# [Written request]
Write out all of the records precisely. Skip anything that is a picture.

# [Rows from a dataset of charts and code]

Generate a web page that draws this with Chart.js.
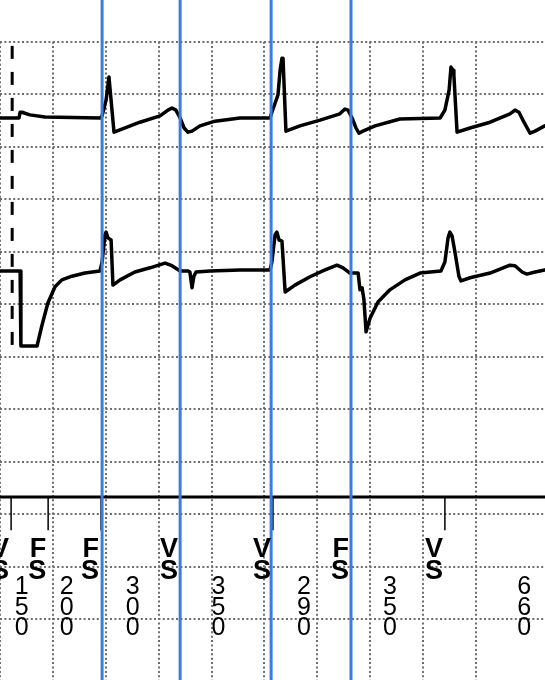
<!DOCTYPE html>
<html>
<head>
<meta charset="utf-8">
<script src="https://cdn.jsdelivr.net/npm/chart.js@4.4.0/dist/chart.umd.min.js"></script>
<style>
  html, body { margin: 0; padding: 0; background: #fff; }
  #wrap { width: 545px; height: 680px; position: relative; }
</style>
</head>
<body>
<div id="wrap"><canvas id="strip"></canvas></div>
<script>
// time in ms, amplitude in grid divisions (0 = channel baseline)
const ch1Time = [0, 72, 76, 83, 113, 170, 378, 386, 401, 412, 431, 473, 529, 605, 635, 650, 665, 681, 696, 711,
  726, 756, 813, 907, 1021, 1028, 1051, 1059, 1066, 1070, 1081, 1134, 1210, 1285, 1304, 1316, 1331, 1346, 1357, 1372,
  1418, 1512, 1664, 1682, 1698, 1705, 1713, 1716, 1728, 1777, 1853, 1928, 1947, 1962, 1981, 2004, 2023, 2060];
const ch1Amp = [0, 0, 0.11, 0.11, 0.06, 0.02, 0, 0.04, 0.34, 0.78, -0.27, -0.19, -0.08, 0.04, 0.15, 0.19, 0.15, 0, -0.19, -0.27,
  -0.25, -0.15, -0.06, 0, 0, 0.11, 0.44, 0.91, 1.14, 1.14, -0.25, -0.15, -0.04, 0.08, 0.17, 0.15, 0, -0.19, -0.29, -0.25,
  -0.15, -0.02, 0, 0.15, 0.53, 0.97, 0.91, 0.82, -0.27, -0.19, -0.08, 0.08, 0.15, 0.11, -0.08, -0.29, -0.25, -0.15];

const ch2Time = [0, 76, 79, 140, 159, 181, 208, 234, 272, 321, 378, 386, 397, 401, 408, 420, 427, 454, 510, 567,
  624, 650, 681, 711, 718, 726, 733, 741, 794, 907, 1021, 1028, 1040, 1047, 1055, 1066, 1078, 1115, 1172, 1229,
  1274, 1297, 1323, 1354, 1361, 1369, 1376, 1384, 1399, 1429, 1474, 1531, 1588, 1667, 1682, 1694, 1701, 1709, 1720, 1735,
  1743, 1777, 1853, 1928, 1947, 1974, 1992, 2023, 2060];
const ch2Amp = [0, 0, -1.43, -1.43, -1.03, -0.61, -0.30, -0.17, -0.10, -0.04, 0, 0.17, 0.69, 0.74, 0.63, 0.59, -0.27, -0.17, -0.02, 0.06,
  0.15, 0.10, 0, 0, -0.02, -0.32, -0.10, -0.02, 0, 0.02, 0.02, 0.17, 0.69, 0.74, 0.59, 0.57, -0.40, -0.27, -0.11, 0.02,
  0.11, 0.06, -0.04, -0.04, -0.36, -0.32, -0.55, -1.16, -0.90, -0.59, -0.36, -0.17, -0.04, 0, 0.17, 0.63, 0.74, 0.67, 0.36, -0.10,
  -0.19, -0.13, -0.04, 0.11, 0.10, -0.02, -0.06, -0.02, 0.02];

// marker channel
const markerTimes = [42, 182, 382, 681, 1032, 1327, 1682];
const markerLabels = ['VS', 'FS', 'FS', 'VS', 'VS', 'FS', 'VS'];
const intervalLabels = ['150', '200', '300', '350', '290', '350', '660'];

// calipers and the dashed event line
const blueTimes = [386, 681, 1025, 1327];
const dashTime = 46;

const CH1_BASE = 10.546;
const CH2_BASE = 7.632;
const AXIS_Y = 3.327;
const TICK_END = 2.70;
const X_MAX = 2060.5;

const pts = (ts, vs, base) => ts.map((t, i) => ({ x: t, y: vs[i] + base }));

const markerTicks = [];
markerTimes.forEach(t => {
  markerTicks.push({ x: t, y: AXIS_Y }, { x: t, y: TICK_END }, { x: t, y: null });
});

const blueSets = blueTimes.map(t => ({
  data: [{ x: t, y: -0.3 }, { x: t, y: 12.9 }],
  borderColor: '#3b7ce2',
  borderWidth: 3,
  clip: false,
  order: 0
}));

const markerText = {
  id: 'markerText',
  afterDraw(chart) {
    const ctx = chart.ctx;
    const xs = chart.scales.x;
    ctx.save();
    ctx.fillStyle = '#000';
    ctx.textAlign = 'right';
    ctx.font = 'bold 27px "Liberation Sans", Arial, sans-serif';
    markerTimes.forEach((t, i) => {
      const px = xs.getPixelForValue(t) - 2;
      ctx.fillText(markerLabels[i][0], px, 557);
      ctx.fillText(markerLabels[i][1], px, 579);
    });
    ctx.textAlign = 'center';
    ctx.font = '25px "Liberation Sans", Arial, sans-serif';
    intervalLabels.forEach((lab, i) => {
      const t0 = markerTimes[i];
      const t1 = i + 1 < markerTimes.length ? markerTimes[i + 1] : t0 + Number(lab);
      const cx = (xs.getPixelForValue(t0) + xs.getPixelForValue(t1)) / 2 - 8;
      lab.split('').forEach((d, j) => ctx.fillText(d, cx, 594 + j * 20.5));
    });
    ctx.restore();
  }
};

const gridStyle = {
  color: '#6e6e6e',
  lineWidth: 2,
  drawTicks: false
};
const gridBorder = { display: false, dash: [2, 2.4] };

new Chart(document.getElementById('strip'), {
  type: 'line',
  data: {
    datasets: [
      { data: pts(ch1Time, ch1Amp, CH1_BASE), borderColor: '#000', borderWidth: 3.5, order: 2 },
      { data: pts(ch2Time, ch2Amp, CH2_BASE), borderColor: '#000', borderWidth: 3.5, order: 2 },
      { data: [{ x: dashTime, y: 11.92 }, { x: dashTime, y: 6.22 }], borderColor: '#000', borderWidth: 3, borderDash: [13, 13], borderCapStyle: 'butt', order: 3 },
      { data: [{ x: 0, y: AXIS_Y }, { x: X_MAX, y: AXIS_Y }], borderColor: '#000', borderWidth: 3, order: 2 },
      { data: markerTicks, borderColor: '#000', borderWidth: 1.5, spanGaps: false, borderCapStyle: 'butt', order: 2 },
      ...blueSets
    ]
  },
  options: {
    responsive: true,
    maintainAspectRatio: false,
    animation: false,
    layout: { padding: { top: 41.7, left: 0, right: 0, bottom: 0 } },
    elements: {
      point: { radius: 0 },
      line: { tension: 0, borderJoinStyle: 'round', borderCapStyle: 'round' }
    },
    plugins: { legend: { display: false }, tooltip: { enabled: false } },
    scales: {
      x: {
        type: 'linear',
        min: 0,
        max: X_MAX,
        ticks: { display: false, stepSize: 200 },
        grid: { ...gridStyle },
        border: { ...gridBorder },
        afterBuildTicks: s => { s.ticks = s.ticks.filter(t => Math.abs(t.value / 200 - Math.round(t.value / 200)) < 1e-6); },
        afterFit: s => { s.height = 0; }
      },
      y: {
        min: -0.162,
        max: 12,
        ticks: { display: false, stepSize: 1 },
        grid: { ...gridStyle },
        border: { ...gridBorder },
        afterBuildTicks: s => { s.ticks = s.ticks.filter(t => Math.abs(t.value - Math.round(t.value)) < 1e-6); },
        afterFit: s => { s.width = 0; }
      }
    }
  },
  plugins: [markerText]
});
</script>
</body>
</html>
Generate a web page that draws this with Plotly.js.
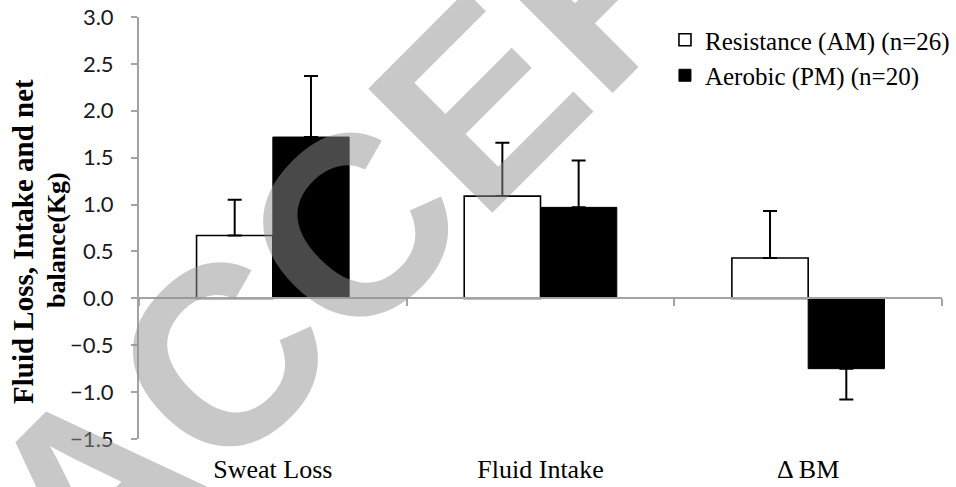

# [Output for this task]
Generate a web page that draws this with Chart.js.
<!DOCTYPE html>
<html>
<head>
<meta charset="utf-8">
<script src="https://cdn.jsdelivr.net/npm/chart.js@4.4.0/dist/chart.umd.min.js"></script>
<style>
  html, body { margin: 0; padding: 0; background: #fff; }
  #wrap { width: 545px; height: 680px; position: relative; }
</style>
</head>
<body>
<div id="wrap"><canvas id="strip"></canvas></div>
<script>
// time in ms, amplitude in grid divisions (0 = channel baseline)
const ch1Time = [0, 72, 76, 83, 113, 170, 378, 386, 401, 412, 431, 473, 529, 605, 635, 650, 665, 681, 696, 711,
  726, 756, 813, 907, 1021, 1028, 1051, 1059, 1066, 1070, 1081, 1134, 1210, 1285, 1304, 1316, 1331, 1346, 1357, 1372,
  1418, 1512, 1664, 1682, 1698, 1705, 1713, 1716, 1728, 1777, 1853, 1928, 1947, 1962, 1981, 2004, 2023, 2060];
const ch1Amp = [0, 0, 0.11, 0.11, 0.06, 0.02, 0, 0.04, 0.34, 0.78, -0.27, -0.19, -0.08, 0.04, 0.15, 0.19, 0.15, 0, -0.19, -0.27,
  -0.25, -0.15, -0.06, 0, 0, 0.11, 0.44, 0.91, 1.14, 1.14, -0.25, -0.15, -0.04, 0.08, 0.17, 0.15, 0, -0.19, -0.29, -0.25,
  -0.15, -0.02, 0, 0.15, 0.53, 0.97, 0.91, 0.82, -0.27, -0.19, -0.08, 0.08, 0.15, 0.11, -0.08, -0.29, -0.25, -0.15];

const ch2Time = [0, 76, 79, 140, 159, 181, 208, 234, 272, 321, 378, 386, 397, 401, 408, 420, 427, 454, 510, 567,
  624, 650, 681, 711, 718, 726, 733, 741, 794, 907, 1021, 1028, 1040, 1047, 1055, 1066, 1078, 1115, 1172, 1229,
  1274, 1297, 1323, 1354, 1361, 1369, 1376, 1384, 1399, 1429, 1474, 1531, 1588, 1667, 1682, 1694, 1701, 1709, 1720, 1735,
  1743, 1777, 1853, 1928, 1947, 1974, 1992, 2023, 2060];
const ch2Amp = [0, 0, -1.43, -1.43, -1.03, -0.61, -0.30, -0.17, -0.10, -0.04, 0, 0.17, 0.69, 0.74, 0.63, 0.59, -0.27, -0.17, -0.02, 0.06,
  0.15, 0.10, 0, 0, -0.02, -0.32, -0.10, -0.02, 0, 0.02, 0.02, 0.17, 0.69, 0.74, 0.59, 0.57, -0.40, -0.27, -0.11, 0.02,
  0.11, 0.06, -0.04, -0.04, -0.36, -0.32, -0.55, -1.16, -0.90, -0.59, -0.36, -0.17, -0.04, 0, 0.17, 0.63, 0.74, 0.67, 0.36, -0.10,
  -0.19, -0.13, -0.04, 0.11, 0.10, -0.02, -0.06, -0.02, 0.02];

// marker channel
const markerTimes = [42, 182, 382, 681, 1032, 1327, 1682];
const markerLabels = ['VS', 'FS', 'FS', 'VS', 'VS', 'FS', 'VS'];
const intervalLabels = ['150', '200', '300', '350', '290', '350', '660'];

// calipers and the dashed event line
const blueTimes = [386, 681, 1025, 1327];
const dashTime = 46;

const CH1_BASE = 10.546;
const CH2_BASE = 7.632;
const AXIS_Y = 3.327;
const TICK_END = 2.70;
const X_MAX = 2060.5;

const pts = (ts, vs, base) => ts.map((t, i) => ({ x: t, y: vs[i] + base }));

const markerTicks = [];
markerTimes.forEach(t => {
  markerTicks.push({ x: t, y: AXIS_Y }, { x: t, y: TICK_END }, { x: t, y: null });
});

const blueSets = blueTimes.map(t => ({
  data: [{ x: t, y: -0.3 }, { x: t, y: 12.9 }],
  borderColor: '#3b7ce2',
  borderWidth: 3,
  clip: false,
  order: 0
}));

const markerText = {
  id: 'markerText',
  afterDraw(chart) {
    const ctx = chart.ctx;
    const xs = chart.scales.x;
    ctx.save();
    ctx.fillStyle = '#000';
    ctx.textAlign = 'right';
    ctx.font = 'bold 27px "Liberation Sans", Arial, sans-serif';
    markerTimes.forEach((t, i) => {
      const px = xs.getPixelForValue(t) - 2;
      ctx.fillText(markerLabels[i][0], px, 557);
      ctx.fillText(markerLabels[i][1], px, 579);
    });
    ctx.textAlign = 'center';
    ctx.font = '25px "Liberation Sans", Arial, sans-serif';
    intervalLabels.forEach((lab, i) => {
      const t0 = markerTimes[i];
      const t1 = i + 1 < markerTimes.length ? markerTimes[i + 1] : t0 + Number(lab);
      const cx = (xs.getPixelForValue(t0) + xs.getPixelForValue(t1)) / 2 - 8;
      lab.split('').forEach((d, j) => ctx.fillText(d, cx, 594 + j * 20.5));
    });
    ctx.restore();
  }
};

const gridStyle = {
  color: '#6e6e6e',
  lineWidth: 2,
  drawTicks: false
};
const gridBorder = { display: false, dash: [2, 2.4] };

new Chart(document.getElementById('strip'), {
  type: 'line',
  data: {
    datasets: [
      { data: pts(ch1Time, ch1Amp, CH1_BASE), borderColor: '#000', borderWidth: 3.5, order: 2 },
      { data: pts(ch2Time, ch2Amp, CH2_BASE), borderColor: '#000', borderWidth: 3.5, order: 2 },
      { data: [{ x: dashTime, y: 11.92 }, { x: dashTime, y: 6.22 }], borderColor: '#000', borderWidth: 3, borderDash: [13, 13], borderCapStyle: 'butt', order: 3 },
      { data: [{ x: 0, y: AXIS_Y }, { x: X_MAX, y: AXIS_Y }], borderColor: '#000', borderWidth: 3, order: 2 },
      { data: markerTicks, borderColor: '#000', borderWidth: 1.5, spanGaps: false, borderCapStyle: 'butt', order: 2 },
      ...blueSets
    ]
  },
  options: {
    responsive: true,
    maintainAspectRatio: false,
    animation: false,
    layout: { padding: { top: 41.7, left: 0, right: 0, bottom: 0 } },
    elements: {
      point: { radius: 0 },
      line: { tension: 0, borderJoinStyle: 'round', borderCapStyle: 'round' }
    },
    plugins: { legend: { display: false }, tooltip: { enabled: false } },
    scales: {
      x: {
        type: 'linear',
        min: 0,
        max: X_MAX,
        ticks: { display: false, stepSize: 200 },
        grid: { ...gridStyle },
        border: { ...gridBorder },
        afterBuildTicks: s => { s.ticks = s.ticks.filter(t => Math.abs(t.value / 200 - Math.round(t.value / 200)) < 1e-6); },
        afterFit: s => { s.height = 0; }
      },
      y: {
        min: -0.162,
        max: 12,
        ticks: { display: false, stepSize: 1 },
        grid: { ...gridStyle },
        border: { ...gridBorder },
        afterBuildTicks: s => { s.ticks = s.ticks.filter(t => Math.abs(t.value - Math.round(t.value)) < 1e-6); },
        afterFit: s => { s.width = 0; }
      }
    }
  },
  plugins: [markerText]
});
</script>
</body>
</html>
Generate a web page that draws this with Plotly.js.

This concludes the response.